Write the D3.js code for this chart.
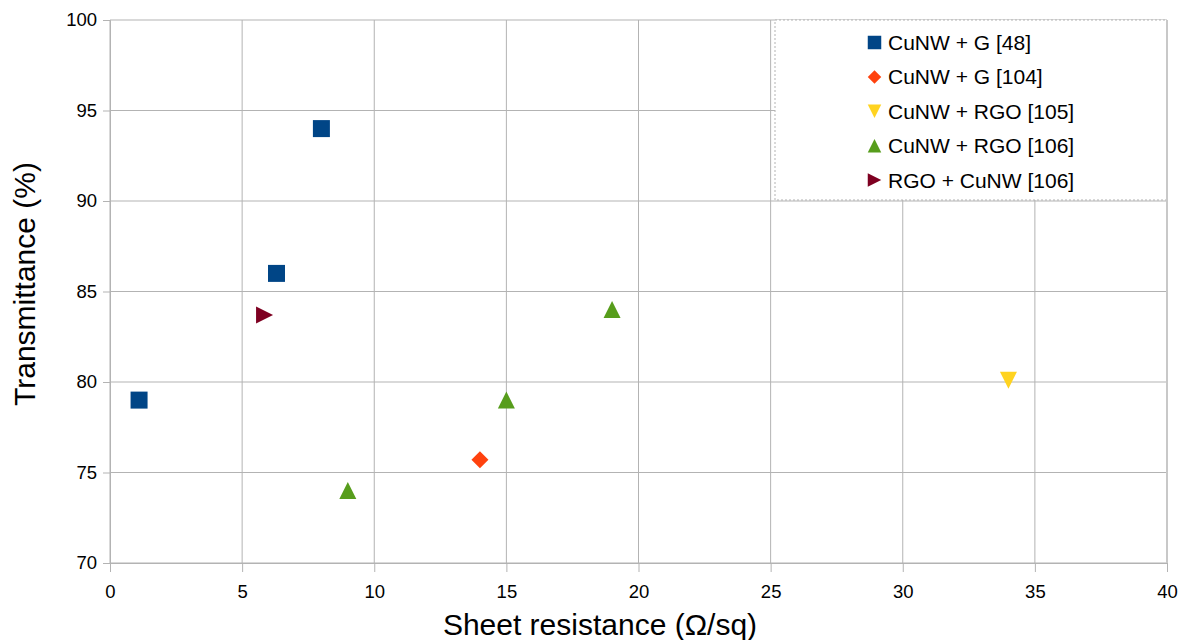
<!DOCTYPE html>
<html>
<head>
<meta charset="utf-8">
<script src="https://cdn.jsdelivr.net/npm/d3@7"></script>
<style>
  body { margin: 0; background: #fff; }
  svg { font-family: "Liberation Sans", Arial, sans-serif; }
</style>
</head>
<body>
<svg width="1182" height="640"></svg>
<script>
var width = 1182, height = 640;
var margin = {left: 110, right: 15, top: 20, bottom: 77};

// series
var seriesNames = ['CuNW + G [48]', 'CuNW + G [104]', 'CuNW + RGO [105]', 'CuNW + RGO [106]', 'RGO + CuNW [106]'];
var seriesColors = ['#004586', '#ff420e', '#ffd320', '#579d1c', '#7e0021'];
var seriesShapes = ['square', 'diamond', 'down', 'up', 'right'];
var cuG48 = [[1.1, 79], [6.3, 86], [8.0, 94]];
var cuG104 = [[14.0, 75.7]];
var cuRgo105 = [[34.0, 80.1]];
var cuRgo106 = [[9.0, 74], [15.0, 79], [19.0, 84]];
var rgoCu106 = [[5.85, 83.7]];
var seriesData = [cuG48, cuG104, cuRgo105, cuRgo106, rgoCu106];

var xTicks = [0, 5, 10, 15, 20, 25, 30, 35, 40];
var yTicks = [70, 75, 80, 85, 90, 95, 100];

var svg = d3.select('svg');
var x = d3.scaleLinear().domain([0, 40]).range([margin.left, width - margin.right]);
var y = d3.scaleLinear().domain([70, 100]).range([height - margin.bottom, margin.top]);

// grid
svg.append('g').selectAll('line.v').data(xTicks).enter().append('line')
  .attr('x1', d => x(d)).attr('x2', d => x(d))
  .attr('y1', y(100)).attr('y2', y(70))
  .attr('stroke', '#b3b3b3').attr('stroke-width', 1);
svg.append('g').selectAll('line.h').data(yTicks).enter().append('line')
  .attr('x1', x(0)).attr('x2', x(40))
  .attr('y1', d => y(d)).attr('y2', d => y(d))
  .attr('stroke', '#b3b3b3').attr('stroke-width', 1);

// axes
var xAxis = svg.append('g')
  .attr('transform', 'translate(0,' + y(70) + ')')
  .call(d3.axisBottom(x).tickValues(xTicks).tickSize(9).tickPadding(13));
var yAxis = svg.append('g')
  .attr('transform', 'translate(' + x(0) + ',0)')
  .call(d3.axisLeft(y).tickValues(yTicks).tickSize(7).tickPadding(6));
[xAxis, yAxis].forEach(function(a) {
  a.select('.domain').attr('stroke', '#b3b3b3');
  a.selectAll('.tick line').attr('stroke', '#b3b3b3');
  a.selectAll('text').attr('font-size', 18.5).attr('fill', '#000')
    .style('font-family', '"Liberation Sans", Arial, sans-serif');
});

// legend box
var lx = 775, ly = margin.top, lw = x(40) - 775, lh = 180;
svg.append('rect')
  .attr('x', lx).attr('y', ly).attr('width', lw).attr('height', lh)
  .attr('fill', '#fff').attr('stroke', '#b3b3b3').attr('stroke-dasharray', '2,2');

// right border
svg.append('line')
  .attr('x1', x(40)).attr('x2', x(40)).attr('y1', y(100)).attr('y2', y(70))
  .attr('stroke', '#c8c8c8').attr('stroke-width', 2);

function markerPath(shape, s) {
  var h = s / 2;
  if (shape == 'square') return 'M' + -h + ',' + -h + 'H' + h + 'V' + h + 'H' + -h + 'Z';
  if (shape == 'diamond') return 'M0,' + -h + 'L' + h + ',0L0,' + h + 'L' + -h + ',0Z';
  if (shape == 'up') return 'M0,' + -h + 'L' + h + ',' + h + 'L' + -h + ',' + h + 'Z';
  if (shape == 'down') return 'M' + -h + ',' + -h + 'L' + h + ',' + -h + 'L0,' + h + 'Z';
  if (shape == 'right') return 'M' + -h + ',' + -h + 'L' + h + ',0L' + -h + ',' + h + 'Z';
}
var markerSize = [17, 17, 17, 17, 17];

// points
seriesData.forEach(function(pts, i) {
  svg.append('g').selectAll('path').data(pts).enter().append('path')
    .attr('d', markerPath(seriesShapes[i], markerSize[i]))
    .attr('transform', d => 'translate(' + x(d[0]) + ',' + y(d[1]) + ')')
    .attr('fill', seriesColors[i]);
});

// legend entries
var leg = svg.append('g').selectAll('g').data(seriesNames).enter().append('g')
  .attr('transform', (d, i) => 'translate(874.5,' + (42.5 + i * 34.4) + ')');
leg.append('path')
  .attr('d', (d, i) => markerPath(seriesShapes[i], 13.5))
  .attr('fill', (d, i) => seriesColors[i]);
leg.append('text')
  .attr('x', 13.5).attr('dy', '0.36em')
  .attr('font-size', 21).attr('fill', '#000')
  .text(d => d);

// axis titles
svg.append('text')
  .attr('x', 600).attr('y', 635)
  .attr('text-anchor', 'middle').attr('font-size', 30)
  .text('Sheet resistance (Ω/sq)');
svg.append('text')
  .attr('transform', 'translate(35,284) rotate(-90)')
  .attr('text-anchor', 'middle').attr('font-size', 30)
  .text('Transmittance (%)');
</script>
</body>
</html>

==============================

Give all the lines above again, character for character, without pictures.

### Response to the task
Write the D3.js code for this chart.
<!DOCTYPE html>
<html>
<head>
<meta charset="utf-8">
<script src="https://cdn.jsdelivr.net/npm/d3@7"></script>
<style>
  body { margin: 0; background: #fff; }
  svg { font-family: "Liberation Sans", Arial, sans-serif; }
</style>
</head>
<body>
<svg width="1182" height="640"></svg>
<script>
var width = 1182, height = 640;
var margin = {left: 110, right: 15, top: 20, bottom: 77};

// series
var seriesNames = ['CuNW + G [48]', 'CuNW + G [104]', 'CuNW + RGO [105]', 'CuNW + RGO [106]', 'RGO + CuNW [106]'];
var seriesColors = ['#004586', '#ff420e', '#ffd320', '#579d1c', '#7e0021'];
var seriesShapes = ['square', 'diamond', 'down', 'up', 'right'];
var cuG48 = [[1.1, 79], [6.3, 86], [8.0, 94]];
var cuG104 = [[14.0, 75.7]];
var cuRgo105 = [[34.0, 80.1]];
var cuRgo106 = [[9.0, 74], [15.0, 79], [19.0, 84]];
var rgoCu106 = [[5.85, 83.7]];
var seriesData = [cuG48, cuG104, cuRgo105, cuRgo106, rgoCu106];

var xTicks = [0, 5, 10, 15, 20, 25, 30, 35, 40];
var yTicks = [70, 75, 80, 85, 90, 95, 100];

var svg = d3.select('svg');
var x = d3.scaleLinear().domain([0, 40]).range([margin.left, width - margin.right]);
var y = d3.scaleLinear().domain([70, 100]).range([height - margin.bottom, margin.top]);

// grid
svg.append('g').selectAll('line.v').data(xTicks).enter().append('line')
  .attr('x1', d => x(d)).attr('x2', d => x(d))
  .attr('y1', y(100)).attr('y2', y(70))
  .attr('stroke', '#b3b3b3').attr('stroke-width', 1);
svg.append('g').selectAll('line.h').data(yTicks).enter().append('line')
  .attr('x1', x(0)).attr('x2', x(40))
  .attr('y1', d => y(d)).attr('y2', d => y(d))
  .attr('stroke', '#b3b3b3').attr('stroke-width', 1);

// axes
var xAxis = svg.append('g')
  .attr('transform', 'translate(0,' + y(70) + ')')
  .call(d3.axisBottom(x).tickValues(xTicks).tickSize(9).tickPadding(13));
var yAxis = svg.append('g')
  .attr('transform', 'translate(' + x(0) + ',0)')
  .call(d3.axisLeft(y).tickValues(yTicks).tickSize(7).tickPadding(6));
[xAxis, yAxis].forEach(function(a) {
  a.select('.domain').attr('stroke', '#b3b3b3');
  a.selectAll('.tick line').attr('stroke', '#b3b3b3');
  a.selectAll('text').attr('font-size', 18.5).attr('fill', '#000')
    .style('font-family', '"Liberation Sans", Arial, sans-serif');
});

// legend box
var lx = 775, ly = margin.top, lw = x(40) - 775, lh = 180;
svg.append('rect')
  .attr('x', lx).attr('y', ly).attr('width', lw).attr('height', lh)
  .attr('fill', '#fff').attr('stroke', '#b3b3b3').attr('stroke-dasharray', '2,2');

// right border
svg.append('line')
  .attr('x1', x(40)).attr('x2', x(40)).attr('y1', y(100)).attr('y2', y(70))
  .attr('stroke', '#c8c8c8').attr('stroke-width', 2);

function markerPath(shape, s) {
  var h = s / 2;
  if (shape == 'square') return 'M' + -h + ',' + -h + 'H' + h + 'V' + h + 'H' + -h + 'Z';
  if (shape == 'diamond') return 'M0,' + -h + 'L' + h + ',0L0,' + h + 'L' + -h + ',0Z';
  if (shape == 'up') return 'M0,' + -h + 'L' + h + ',' + h + 'L' + -h + ',' + h + 'Z';
  if (shape == 'down') return 'M' + -h + ',' + -h + 'L' + h + ',' + -h + 'L0,' + h + 'Z';
  if (shape == 'right') return 'M' + -h + ',' + -h + 'L' + h + ',0L' + -h + ',' + h + 'Z';
}
var markerSize = [17, 17, 17, 17, 17];

// points
seriesData.forEach(function(pts, i) {
  svg.append('g').selectAll('path').data(pts).enter().append('path')
    .attr('d', markerPath(seriesShapes[i], markerSize[i]))
    .attr('transform', d => 'translate(' + x(d[0]) + ',' + y(d[1]) + ')')
    .attr('fill', seriesColors[i]);
});

// legend entries
var leg = svg.append('g').selectAll('g').data(seriesNames).enter().append('g')
  .attr('transform', (d, i) => 'translate(874.5,' + (42.5 + i * 34.4) + ')');
leg.append('path')
  .attr('d', (d, i) => markerPath(seriesShapes[i], 13.5))
  .attr('fill', (d, i) => seriesColors[i]);
leg.append('text')
  .attr('x', 13.5).attr('dy', '0.36em')
  .attr('font-size', 21).attr('fill', '#000')
  .text(d => d);

// axis titles
svg.append('text')
  .attr('x', 600).attr('y', 635)
  .attr('text-anchor', 'middle').attr('font-size', 30)
  .text('Sheet resistance (Ω/sq)');
svg.append('text')
  .attr('transform', 'translate(35,284) rotate(-90)')
  .attr('text-anchor', 'middle').attr('font-size', 30)
  .text('Transmittance (%)');
</script>
</body>
</html>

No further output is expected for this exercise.